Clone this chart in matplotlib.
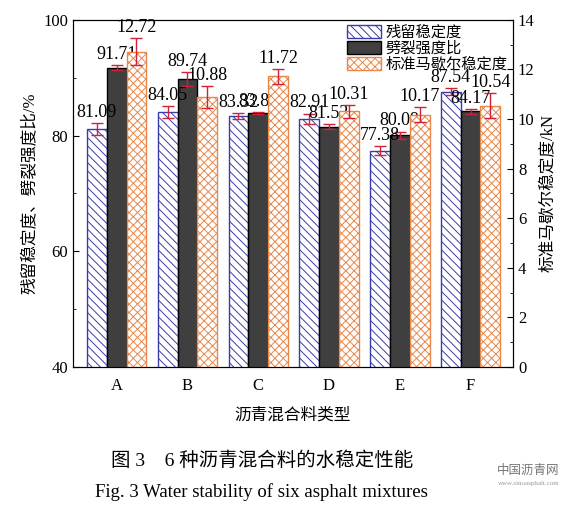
import matplotlib.pyplot as plt
import numpy as np

plt.rcParams['font.family'] = ['Liberation Serif', 'Noto Sans CJK SC']
plt.rcParams['hatch.linewidth'] = 0.7

# data
mixes = ['A', 'B', 'C', 'D', 'E', 'F']
residual = [81.09, 84.05, 83.32, 82.91, 77.38, 87.54]
residual_err = [1.0, 1.0, 0.5, 0.9, 0.8, 0.6]
split = [91.71, 89.74, 83.89, 81.52, 80.09, 84.17]
split_err = [0.4, 1.2, 0.2, 0.4, 0.6, 0.4]
marshall = [12.72, 10.88, 11.72, 10.31, 10.17, 10.54]
marshall_err = [0.55, 0.45, 0.3, 0.25, 0.3, 0.5]

names = ['残留稳定度', '劈裂强度比', '标准马歇尔稳定度']

fig = plt.figure(figsize=(5.87, 5.09), dpi=100)
ax = fig.add_axes([0.124, 0.279, 0.75, 0.682])
ax2 = ax.twinx()

x = np.arange(len(mixes))
w = 0.28
red = '#d0203a'
ekw = dict(ecolor=red, elinewidth=1, capsize=4, capthick=1)

b1 = ax.bar(x - w, residual, w, yerr=residual_err, color='white', edgecolor='#3c3ca8',
            hatch='\\\\\\\\', linewidth=1, error_kw=ekw, zorder=2)
b2 = ax.bar(x, split, w, yerr=split_err, color='#3f3f3f', edgecolor='black',
            linewidth=1, error_kw=ekw, zorder=2)
b3 = ax2.bar(x + w, marshall, w, yerr=marshall_err, color='white', edgecolor='#e8884a',
             hatch='xxxx', linewidth=1, error_kw=ekw, zorder=2)

for i in range(len(mixes)):
    ax.text(x[i] - w, residual[i] + residual_err[i] + 0.4, '%.2f' % residual[i],
            ha='center', va='bottom', fontsize=13)
    ax.text(x[i], split[i] + split_err[i] + 0.4, '%.2f' % split[i],
            ha='center', va='bottom', fontsize=13)
    ax2.text(x[i] + w, marshall[i] + marshall_err[i] + 0.08, '%.2f' % marshall[i],
             ha='center', va='bottom', fontsize=13)

ax.set_xlim(-0.62, 5.6)
ax.set_ylim(40, 100)
ax2.set_ylim(0, 14)
ax.set_xticks(x)
ax.set_xticklabels(mixes)
ax.set_yticks([40, 60, 80, 100])
ax.set_yticks([50, 70, 90], minor=True)
ax2.set_yticks(np.arange(0, 15, 2))
ax2.set_yticks(np.arange(1, 14, 2), minor=True)
ax.tick_params(direction='in', labelsize=12, length=4)
ax.tick_params(which='minor', direction='in', length=2.5)
ax2.tick_params(direction='in', labelsize=12, length=4)
ax2.tick_params(which='minor', direction='in', length=2.5)
ax.tick_params(axis='x', pad=8)

ax.set_xlabel('沥青混合料类型', fontsize=12, labelpad=10)
ax.set_ylabel('残留稳定度、劈裂强度比/%', fontsize=12)
ax2.set_ylabel('标准马歇尔稳定度/kN', fontsize=12)

ax2.legend([b1, b2, b3], names, loc='upper right', frameon=False, fontsize=11,
           handlelength=2.2, handleheight=0.9, borderaxespad=0.15, labelspacing=0.1,
           handletextpad=0.3, borderpad=0.2)

fig.text(0.446, 0.094, '图 3　6 种沥青混合料的水稳定性能', ha='center', va='center', fontsize=14)
fig.text(0.446, 0.034, 'Fig. 3 Water stability of six asphalt mixtures', ha='center',
         va='center', fontsize=13.5)
fig.text(0.9, 0.075, '中国沥青网', ha='center', va='center', fontsize=9, color='#777777')
fig.text(0.9, 0.05, 'www.sinoasphalt.com', ha='center', va='center', fontsize=5,
         color='#999999')

fig.savefig('out.png', dpi=100)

------------------------------------------------------------------------

**Goal**
Write out the listing above exactly as it stands, pictures excluded.

**Answer for the task**
Clone this chart in matplotlib.
import matplotlib.pyplot as plt
import numpy as np

plt.rcParams['font.family'] = ['Liberation Serif', 'Noto Sans CJK SC']
plt.rcParams['hatch.linewidth'] = 0.7

# data
mixes = ['A', 'B', 'C', 'D', 'E', 'F']
residual = [81.09, 84.05, 83.32, 82.91, 77.38, 87.54]
residual_err = [1.0, 1.0, 0.5, 0.9, 0.8, 0.6]
split = [91.71, 89.74, 83.89, 81.52, 80.09, 84.17]
split_err = [0.4, 1.2, 0.2, 0.4, 0.6, 0.4]
marshall = [12.72, 10.88, 11.72, 10.31, 10.17, 10.54]
marshall_err = [0.55, 0.45, 0.3, 0.25, 0.3, 0.5]

names = ['残留稳定度', '劈裂强度比', '标准马歇尔稳定度']

fig = plt.figure(figsize=(5.87, 5.09), dpi=100)
ax = fig.add_axes([0.124, 0.279, 0.75, 0.682])
ax2 = ax.twinx()

x = np.arange(len(mixes))
w = 0.28
red = '#d0203a'
ekw = dict(ecolor=red, elinewidth=1, capsize=4, capthick=1)

b1 = ax.bar(x - w, residual, w, yerr=residual_err, color='white', edgecolor='#3c3ca8',
            hatch='\\\\\\\\', linewidth=1, error_kw=ekw, zorder=2)
b2 = ax.bar(x, split, w, yerr=split_err, color='#3f3f3f', edgecolor='black',
            linewidth=1, error_kw=ekw, zorder=2)
b3 = ax2.bar(x + w, marshall, w, yerr=marshall_err, color='white', edgecolor='#e8884a',
             hatch='xxxx', linewidth=1, error_kw=ekw, zorder=2)

for i in range(len(mixes)):
    ax.text(x[i] - w, residual[i] + residual_err[i] + 0.4, '%.2f' % residual[i],
            ha='center', va='bottom', fontsize=13)
    ax.text(x[i], split[i] + split_err[i] + 0.4, '%.2f' % split[i],
            ha='center', va='bottom', fontsize=13)
    ax2.text(x[i] + w, marshall[i] + marshall_err[i] + 0.08, '%.2f' % marshall[i],
             ha='center', va='bottom', fontsize=13)

ax.set_xlim(-0.62, 5.6)
ax.set_ylim(40, 100)
ax2.set_ylim(0, 14)
ax.set_xticks(x)
ax.set_xticklabels(mixes)
ax.set_yticks([40, 60, 80, 100])
ax.set_yticks([50, 70, 90], minor=True)
ax2.set_yticks(np.arange(0, 15, 2))
ax2.set_yticks(np.arange(1, 14, 2), minor=True)
ax.tick_params(direction='in', labelsize=12, length=4)
ax.tick_params(which='minor', direction='in', length=2.5)
ax2.tick_params(direction='in', labelsize=12, length=4)
ax2.tick_params(which='minor', direction='in', length=2.5)
ax.tick_params(axis='x', pad=8)

ax.set_xlabel('沥青混合料类型', fontsize=12, labelpad=10)
ax.set_ylabel('残留稳定度、劈裂强度比/%', fontsize=12)
ax2.set_ylabel('标准马歇尔稳定度/kN', fontsize=12)

ax2.legend([b1, b2, b3], names, loc='upper right', frameon=False, fontsize=11,
           handlelength=2.2, handleheight=0.9, borderaxespad=0.15, labelspacing=0.1,
           handletextpad=0.3, borderpad=0.2)

fig.text(0.446, 0.094, '图 3　6 种沥青混合料的水稳定性能', ha='center', va='center', fontsize=14)
fig.text(0.446, 0.034, 'Fig. 3 Water stability of six asphalt mixtures', ha='center',
         va='center', fontsize=13.5)
fig.text(0.9, 0.075, '中国沥青网', ha='center', va='center', fontsize=9, color='#777777')
fig.text(0.9, 0.05, 'www.sinoasphalt.com', ha='center', va='center', fontsize=5,
         color='#999999')

fig.savefig('out.png', dpi=100)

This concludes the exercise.